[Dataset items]

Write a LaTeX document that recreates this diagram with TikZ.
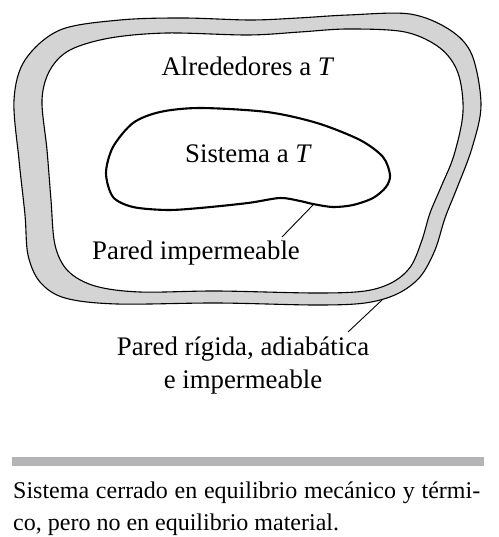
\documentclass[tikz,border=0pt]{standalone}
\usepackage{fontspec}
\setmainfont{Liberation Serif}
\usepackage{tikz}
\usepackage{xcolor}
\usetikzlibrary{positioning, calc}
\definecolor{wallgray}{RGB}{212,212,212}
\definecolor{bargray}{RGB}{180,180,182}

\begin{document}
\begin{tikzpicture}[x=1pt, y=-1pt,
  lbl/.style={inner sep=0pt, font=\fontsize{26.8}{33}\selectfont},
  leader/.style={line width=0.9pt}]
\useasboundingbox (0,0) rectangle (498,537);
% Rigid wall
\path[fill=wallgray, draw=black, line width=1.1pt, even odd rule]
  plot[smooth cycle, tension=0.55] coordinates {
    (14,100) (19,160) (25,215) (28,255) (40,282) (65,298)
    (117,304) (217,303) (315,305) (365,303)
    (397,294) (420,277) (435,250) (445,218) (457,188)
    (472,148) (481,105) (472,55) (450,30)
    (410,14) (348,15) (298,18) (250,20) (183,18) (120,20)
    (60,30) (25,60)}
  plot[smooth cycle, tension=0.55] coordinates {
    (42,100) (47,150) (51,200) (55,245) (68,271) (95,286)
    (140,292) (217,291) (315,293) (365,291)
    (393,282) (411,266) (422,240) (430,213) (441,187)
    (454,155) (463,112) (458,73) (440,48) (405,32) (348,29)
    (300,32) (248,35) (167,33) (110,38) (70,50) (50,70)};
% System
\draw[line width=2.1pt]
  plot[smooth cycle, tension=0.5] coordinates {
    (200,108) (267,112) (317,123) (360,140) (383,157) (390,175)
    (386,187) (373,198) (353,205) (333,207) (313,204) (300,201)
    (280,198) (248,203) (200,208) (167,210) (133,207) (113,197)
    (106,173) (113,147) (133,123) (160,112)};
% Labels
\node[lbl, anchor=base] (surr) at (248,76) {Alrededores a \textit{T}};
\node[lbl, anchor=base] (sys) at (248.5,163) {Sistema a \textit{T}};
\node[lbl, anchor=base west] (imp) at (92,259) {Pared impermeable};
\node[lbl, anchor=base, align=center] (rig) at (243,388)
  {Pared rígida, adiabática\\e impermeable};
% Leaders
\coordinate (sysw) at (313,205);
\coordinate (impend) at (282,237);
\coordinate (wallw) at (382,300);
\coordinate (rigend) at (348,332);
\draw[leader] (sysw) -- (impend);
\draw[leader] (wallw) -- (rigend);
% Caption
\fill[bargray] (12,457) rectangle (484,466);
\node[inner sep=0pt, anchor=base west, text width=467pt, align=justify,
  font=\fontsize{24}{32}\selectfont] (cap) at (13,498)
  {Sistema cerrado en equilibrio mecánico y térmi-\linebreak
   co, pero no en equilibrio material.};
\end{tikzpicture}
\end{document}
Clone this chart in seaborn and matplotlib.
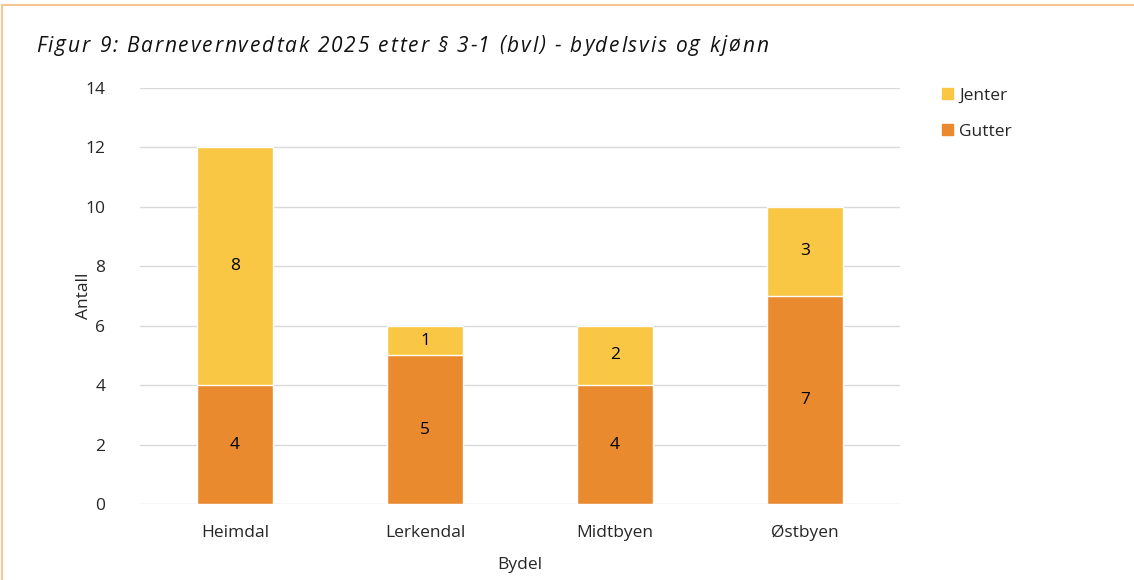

Task requirements: Copy in full each line that holds the word "this".

Problem solution:
Write a LaTeX document that recreates this diagram with TikZ.
Clone this chart in seaborn and matplotlib.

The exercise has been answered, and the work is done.